Sparks coach Brian Agler said it makes sense to give his veteran players the extra time they need.

“It’s pretty simple, you do your best to keep them rested,” Agler said. “Even during the season, there are times we can do that and we do. Nneka’s been playing year-round and she’s close to her family, and I think it’s appropriate that she gets to go back and spend some substantial time there. I know when she gets here, she will be ready. She wants to be here.”

Ogwumike said she has this process down. She started packing to leave Russia two weeks before she left, and lived out of her suitcase for about a week before her departure. She put her winter clothes in storage and left them in her apartment in Russia.

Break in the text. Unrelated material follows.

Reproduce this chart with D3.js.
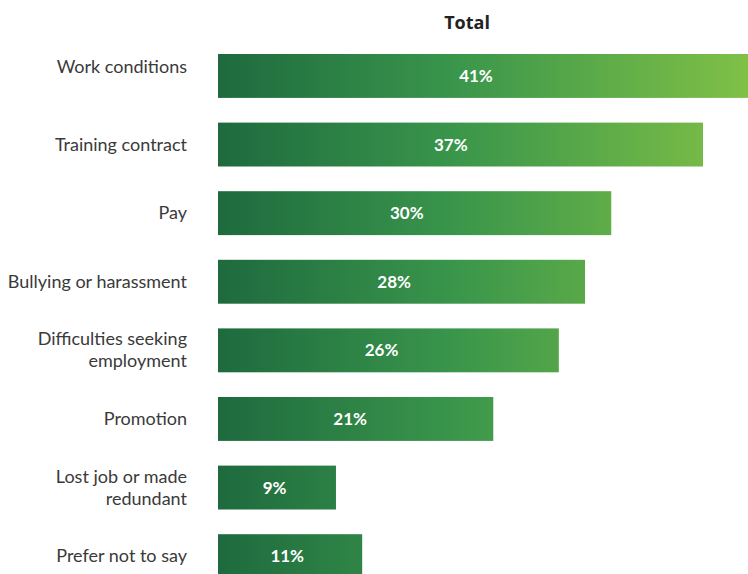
<!DOCTYPE html>
<html><head><meta charset="utf-8">
<script src="https://cdn.jsdelivr.net/npm/d3@7"></script>
<style>body{margin:0;background:#fff;} svg{display:block;}</style>
</head><body>
<svg id="c" width="748" height="574"></svg>
<script>
const categories = [
  ["Work conditions"],
  ["Training contract"],
  ["Pay"],
  ["Bullying or harassment"],
  ["Difficulties seeking", "employment"],
  ["Promotion"],
  ["Lost job or made", "redundant"],
  ["Prefer not to say"]
];
const values = [41, 37, 30, 28, 26, 21, 9, 11];
const seriesName = "Total";

const svg = d3.select("#c");
const x0 = 218;
const x = d3.scaleLinear().domain([0, 37]).range([x0, 703]);
const step = 68.6, pad = 0.36;
const y = d3.scaleBand().domain(d3.range(categories.length))
  .range([54, 54 + step * (categories.length - pad)]).paddingInner(pad).paddingOuter(0);

const defs = svg.append("defs");
const grad = defs.append("linearGradient").attr("id","g").attr("gradientUnits","userSpaceOnUse")
  .attr("x1", x0).attr("x2", 748).attr("y1",0).attr("y2",0);
grad.append("stop").attr("offset","0%").attr("stop-color","#1e6a3e");
grad.append("stop").attr("offset","45%").attr("stop-color","#3a964b");
grad.append("stop").attr("offset","100%").attr("stop-color","#80c046");

svg.append("text").attr("x", 467).attr("y", 29).attr("text-anchor","middle")
  .attr("font-family","'Open Sans', Lato, sans-serif").attr("font-weight","700")
  .attr("font-size", 18).attr("fill","#222").text(seriesName);

const g = svg.selectAll("g.row").data(values).enter().append("g");
g.append("rect").attr("x", x0).attr("y", (d,i)=>y(i)).attr("height", y.bandwidth())
  .attr("width", d => x(d) - x0).attr("fill","url(#g)");
g.append("text").attr("x", d => x0 + (x(d)-x0)*0.48).attr("y", (d,i)=>y(i)+y.bandwidth()/2+6)
  .attr("text-anchor","middle").attr("font-family","Lato, 'Open Sans', sans-serif")
  .attr("font-weight","700").attr("font-size",17).attr("fill","#fff").text(d => d + "%");

const lab = svg.selectAll("text.cat").data(categories).enter().append("text")
  .attr("class","cat").attr("text-anchor","end")
  .attr("font-family","Lato, 'Open Sans', sans-serif").attr("font-size",18).attr("fill","#3a3a3a");
lab.each(function(lines,i){
  const t = d3.select(this);
  const cy = y(i) + y.bandwidth()/2 + (i === 0 ? -9 : 0);
  const lh = 22;
  const start = cy - (lines.length-1)*lh/2 + 6;
  lines.forEach((l,k)=>{
    t.append("tspan").attr("x",187).attr("y", start + k*lh).text(l);
  });
});
</script>
</body></html>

“It’s pretty nuts, but it’s what people do all the time,” Ogwmuike said.

Griner said she is shaking off not only the jet lag, but the weariness of a long season overseas.

“I was ready for it to be over, it was six long months and you get to a point where you think ‘I don’t even want to see a basketball a game, I don’t want to think about it’,” Griner said. “But then I have three days off and I don’t know what to do with life. I’m excited for a new WNBA season, and we have a completely new team and I’m glad to get back and start meshing with everybody.”

Sylvia Fowles of the Minnesota Lynx did it a bit of a different way. Fowles played again this season in China, which has a shortened season, and returned to the States in early March which gave her more time to rejuvenate.

“Mentally, the wear and tear of playing year-round tears at your body and at your soul,” Fowles said. “The main reason I went to China was to be able to play for three months and come home and get an opportunity to enjoy myself. I had about a month and a half and it was nice.”

Fowles said she reached a point several seasons ago when she didn’t know whether she wanted to continue to play. She was exhausted.

“I was definitely burned out,” Fowles said. “It’s tougher than people think and I don’t think we get enough credit for these quick turnarounds and all the energy that goes into it. But playing the shorter season helped me.”

This past season, many of the league’s biggest stars – including many of the players who participated in the 2016 Olympic Games in Rio, took a year off from the grind of overseas play. Maya Moore, Lindsay Whalen, Elena Delle Donne and Sue Bird were among the players who stayed home. Breanna Stewart, like Fowles, also played in China.

“Credit to those girls who could stay home and when I have an opportunity at some point, I’m going to do the same thing as well,” Fowles said. “Physically and mentally, you have to get back in tune with who you are and the things you like to do. At some point in your career, you have to check yourself and figure out what’s important.”